Education

Information is the commodity of the Information Age, and educational institutions are the new marketplaces. Colleges and universities don’t deal in oranges, washers or wheel barrows, but in something much less tangible: information. If someone is on the bottom end of the information curve (not the intelligence curve!), the refrain is get thyself an education! Like so many things, this is great on paper, but the implementation is less certain, and perhaps even insidious.

As I mentioned, educational institutions are essentially marketplaces nowadays, and things are not generally provided free of charge in a marketplace. The cost of education is astounding and prohibitive. What? You don’t have between $20,000 and $200,000 to spend? Then take out student loans that you’ll be paying back for years to come. Why not? Everyone else is up to their ears in debt, why shouldn’t you be, too?

At all events, education isn’t the solution to the world’s problems. Sure, education is useful and everyone needs a trade, but our modern educational systems are not about growing better people, but about cramming yet more information into the heads of people with the hope that enough of it will stick to allow that person to navigate the waters of the Information Age.

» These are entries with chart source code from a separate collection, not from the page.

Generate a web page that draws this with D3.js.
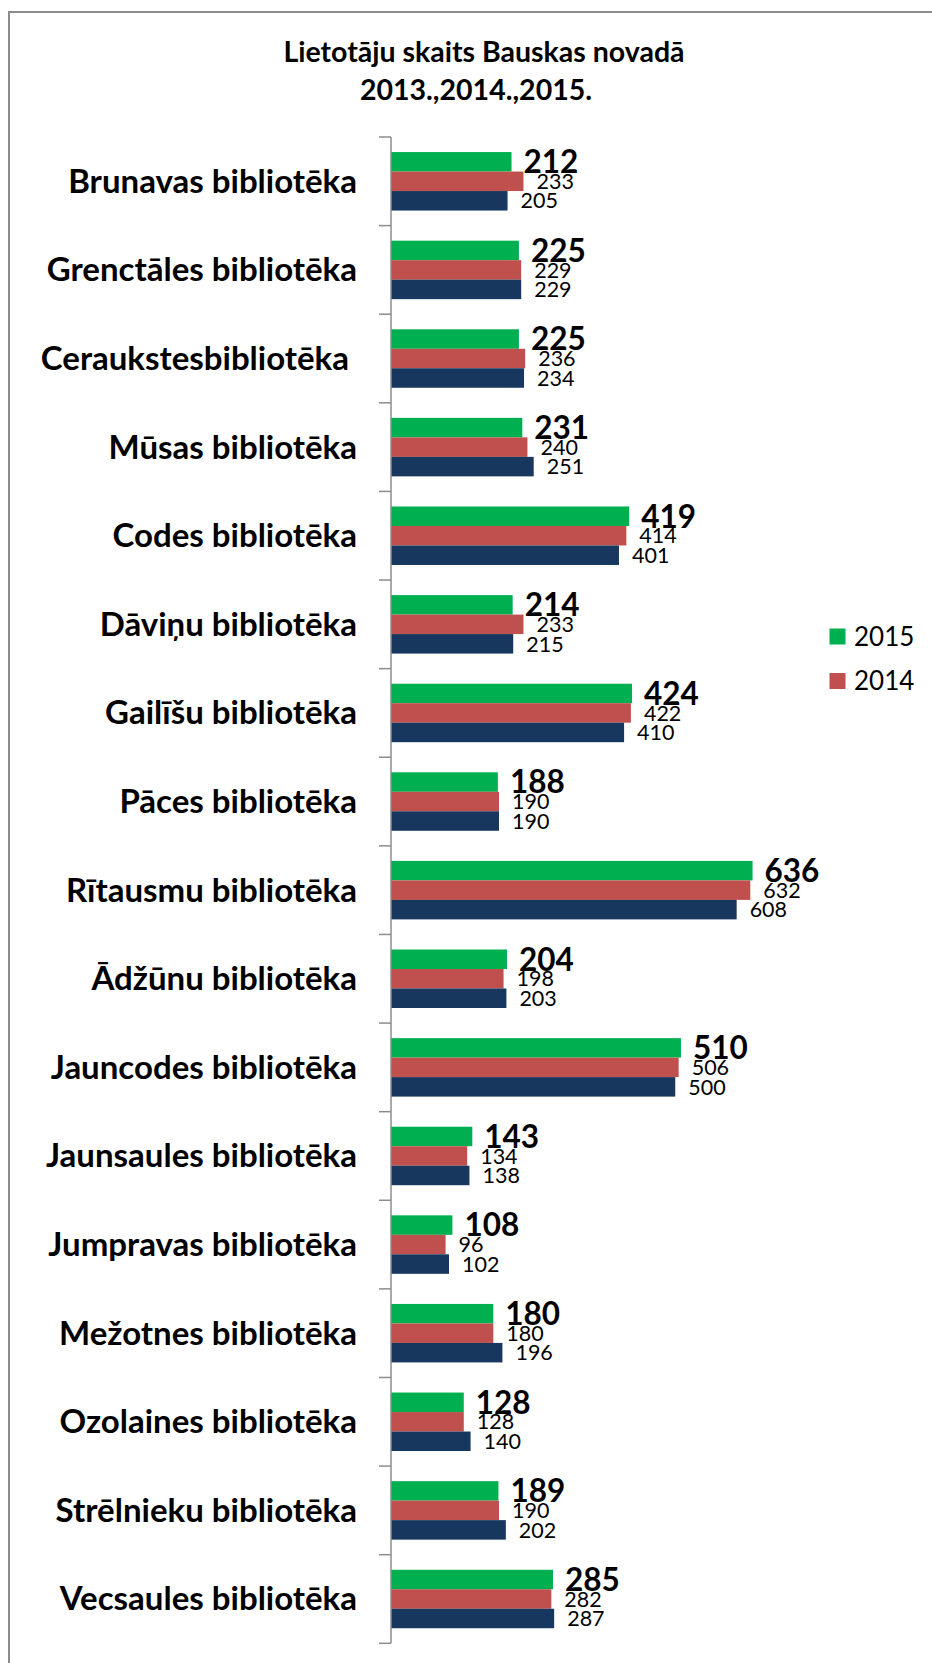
<!DOCTYPE html>
<html>
<head>
<meta charset="utf-8">
<script src="https://cdn.jsdelivr.net/npm/d3@7"></script>
<style>
  html, body { margin: 0; padding: 0; background: #fff; }
  svg { display: block; font-family: Lato, "Open Sans", sans-serif; }
  text { white-space: pre; }
</style>
</head>
<body>
<div id="chart"></div>
<script>
const categories = [
  "Brunavas bibliotēka", "Grenctāles bibliotēka", "Ceraukstesbibliotēka ", "Mūsas bibliotēka",
  "Codes bibliotēka", "Dāviņu bibliotēka", "Gailīšu bibliotēka", "Pāces bibliotēka",
  "Rītausmu bibliotēka", "Ādžūnu bibliotēka", "Jauncodes bibliotēka", "Jaunsaules bibliotēka",
  "Jumpravas bibliotēka", "Mežotnes bibliotēka", "Ozolaines bibliotēka", "Strēlnieku bibliotēka",
  "Vecsaules bibliotēka"
];
const values2015 = [212, 225, 225, 231, 419, 214, 424, 188, 636, 204, 510, 143, 108, 180, 128, 189, 285];
const values2014 = [233, 229, 236, 240, 414, 233, 422, 190, 632, 198, 506, 134, 96, 180, 128, 190, 282];
const values2013 = [205, 229, 234, 251, 401, 215, 410, 190, 608, 203, 500, 138, 102, 196, 140, 202, 287];
const seriesNames = ["2015", "2014", "2013"];
const legendNames = ["2015", "2014"];
const titleLines = ["Lietotāju skaits Bauskas novadā", "2013.,2014.,2015."];

const colors = { "2015": "#00B050", "2014": "#C0504D", "2013": "#17375E" };
const seriesValues = { "2015": values2015, "2014": values2014, "2013": values2013 };

const W = 932, H = 1663;
const svg = d3.select("#chart").append("svg").attr("width", W).attr("height", H);

// outer frame (extends beyond the picture at right and bottom)
svg.append("path")
  .attr("d", `M9,${H + 5} L9,12 L${W + 5},12`)
  .attr("fill", "none").attr("stroke", "#8c8c8c").attr("stroke-width", 2);

// title
const titleX = [484, 476];
const titleY = [61.5, 99.5];
svg.append("g").selectAll("text").data(titleLines).join("text")
  .attr("x", (d, i) => titleX[i]).attr("y", (d, i) => titleY[i])
  .attr("text-anchor", "middle").attr("font-weight", "bold").attr("font-size", 28.5)
  .attr("fill", "#000").text(d => d);

const x = d3.scaleLinear().domain([0, 700]).range([391, 391 + 700 * 0.5685]);
const y = d3.scaleBand().domain(categories).range([137, 1643.3]).paddingInner(0.34).paddingOuter(0.17);
const ys = d3.scaleBand().domain(seriesNames).range([0, y.bandwidth()]);

const rows = categories.map((c, i) => ({ cat: c, vals: seriesNames.map(s => ({ s, v: seriesValues[s][i] })) }));

const g = svg.append("g");
const grp = g.selectAll("g.cat").data(rows).join("g").attr("class", "cat")
  .attr("transform", d => `translate(0,${y(d.cat)})`);

grp.selectAll("rect").data(d => d.vals).join("rect")
  .attr("x", x(0)).attr("y", d => ys(d.s))
  .attr("width", d => x(d.v) - x(0)).attr("height", ys.bandwidth())
  .attr("fill", d => colors[d.s]);

const fsBold = 31.5, fsReg = 21.5;
grp.selectAll("text.val").data(d => d.vals).join("text").attr("class", "val")
  .attr("x", d => x(d.v) + (d.s === "2015" ? 12 : 13))
  .attr("y", d => {
    const fs = d.s === "2015" ? fsBold : fsReg;
    return ys(d.s) + ys.bandwidth() / 2 + fs * 0.358;
  })
  .attr("font-size", d => d.s === "2015" ? fsBold : fsReg)
  .attr("font-weight", d => d.s === "2015" ? "bold" : "normal")
  .attr("fill", "#000")
  .text(d => d.v);

// category axis
const axisX = x(0);
const step = y.step();
const [r0] = y.range();
const tickYs = d3.range(categories.length + 1).map(i => r0 + i * step);
g.append("line").attr("x1", axisX).attr("x2", axisX)
  .attr("y1", r0).attr("y2", r0 + categories.length * step)
  .attr("stroke", "#8c8c8c").attr("stroke-width", 1.5);
g.selectAll("line.tick").data(tickYs).join("line").attr("class", "tick")
  .attr("x1", axisX - 12).attr("x2", axisX).attr("y1", d => d).attr("y2", d => d)
  .attr("stroke", "#8c8c8c").attr("stroke-width", 1.5);

g.selectAll("text.cat").data(categories).join("text").attr("class", "cat")
  .attr("x", 357)
  .attr("y", d => y(d) + y.bandwidth() / 2 + 11.5)
  .attr("text-anchor", "end").attr("font-weight", "bold").attr("font-size", 33)
  .attr("fill", "#000").text(d => d);

// legend
const lg = svg.append("g").selectAll("g").data(legendNames).join("g")
  .attr("transform", (d, i) => `translate(829.5,${636.5 + i * 44.5})`);
lg.append("rect").attr("x", 0).attr("y", -8).attr("width", 16).attr("height", 16)
  .attr("fill", d => colors[d]);
lg.append("text").attr("x", 24.5).attr("y", 9.3).attr("font-size", 26).attr("fill", "#000").text(d => d);
</script>
</body>
</html>
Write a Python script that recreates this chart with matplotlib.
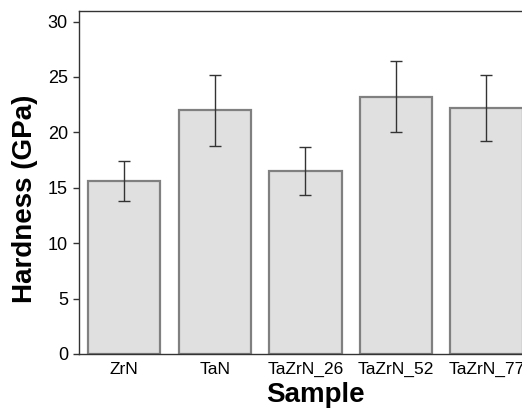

Here is an illustrative snippet from the book Hard Times by Charles Dickens:

Thomas Gradgrind, Sir. A man of realities. A man of facts and calculations. A man who proceeds upon the principle that two and two are four, and nothing over, and who is not to be talked into allowing for anything over. Thomas Gradgrind, Sir—peremptorily Thomas—Thomas Gradgrind. With a rule and a pair of scales, and the multiplication table always in his pocket, Sir, ready to weigh and measure any parcel of human nature, and tell you exactly what it comes to. It is a mere question of figures, a case of simple arithmetic. You might hope to get some other nonsensical belief into the head of George Gradgrind, or Augustus Gradgrind, or John Gradgrind, or Joseph Gradgrind (all supposititious, non-existent persons), but into the head of Thomas Gradgrind—no, Sir!

We need to be teaching people how to be more compassionate and more sensitive to their surroundings, not how to try to manipulate the world as if it were just data in a spreadsheet.

Fatu Hiva

In his book Fatu Hiva, Thor Heyerdahl says the following:

“There is nothing for modern man to return to,” I admitted. I said it most reluctantly, for our wonderful time in the wilderness had given us a taste of what man had abandoned and what mankind was still trying to get even farther away from. [...] Progress today can be defined as man’s ability to complicate simplicity. Nothing in all the procedure that modern man, helped by all his modern middlemen, goes through before he earns money to buy a fish or a potato will ever be as simple as pulling it out of the water or soil. Without the farmer and the fisherman, modern society would collapse, with all its shops and pipes and wires. The farmers and the fishermen represent the nobility of modern society; they share their crumbs with the rest of us, who run about with papers and screwdrivers attempting to build a better world without a blueprint.

I can’t think of a better way to sum up donewith.info.